Step 1: Parts and Materials
10K Ohm resistor
Blue LED light
330 Ohm resistor
Infrared Emitter and Detector
Laptop installed with MATLAB R2017a and Arduino add-on
Step 2: Problem Statement
We used a button to start the train and also turn on the LED to let the user know that the train is running. The second input is the signal from the Emitter Detector. When the train starts to pass the detector, a time counter will start and the timer will stop when the train pass through. The time will be used to calculate the speed with the length of the train, which was measured. The equation we used to find the velocity was:
velocity = time/length
Step 3: Design Your Circuit
This shows how the button, light, and other components are wired in the circuit.

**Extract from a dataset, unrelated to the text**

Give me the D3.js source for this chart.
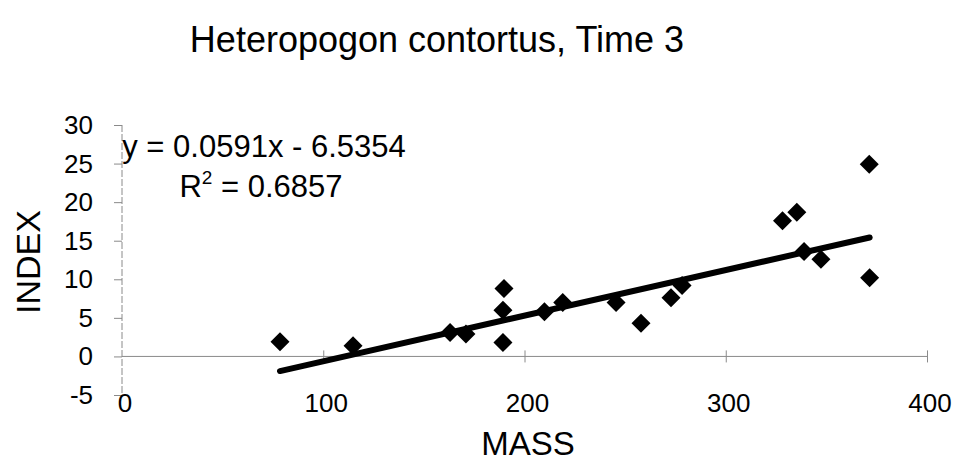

The open wire green will connect to the power source, and the open white wire will connect to the track.
Step 4: Coding
configurePin(a, 'D10', 'pullup') %Configures the button to read as "0" when pressed.
while 1 %While the button is idle.
button = readDigitalPin(a, 'D10');
if button == 0
writeDigitalPin(a,'D3',1); %Power the circuit (Start the train and LED).
%IR Sensor test code
voltage= readVoltage(a,'A0'); %When the train passes through, the voltage spikes
if voltage < 1
time_end = toc;
end end length = 6.75; %inches speed = length./time_end;
fprintf('The train is moving %6.2f inches/second', speed);
When the button is hit, a signal will be sent to the D10 port. When the program receives the signal from D10, it will power the circuit and the LED. When the train starts, it will drive until it passes through the detector. When the train begins to pass through the detector, the program will start a time counter which will stop when the train has completely exited the detector. By using the time it takes to pass through, we use MATLAB to calculate and display the speed at which the train was moving.
Step 5: Controlling the Train
Because we use the button to control the power of the rail, we had to connect one end of
the power source to the Arduino board and from the Arduino board to one rail of the track. The other end of the power source is then wired to the other rail of the track. We used a 3D printed part designed in in SOLIDWORKS to hold the Infrared Emitter and Detector. Alligator clips were ran from the Arduino board to the sensors in order to control them.
Step 6: Conclusion
We had many challenges when creating this project, including the coding and wiring of the circuit. We overcame these problems by researching and from help from our Teacher's Assistants. One problem that we still experience is that the detectors are crooked sometimes and cannot detect the train. By adjusting it, however, we were able to make the detectors work. This could be solved by making the holes in the 3D printed part a little smaller. We had a lot of fun making the circuit and creating codes, and we also learned a lot from this experience.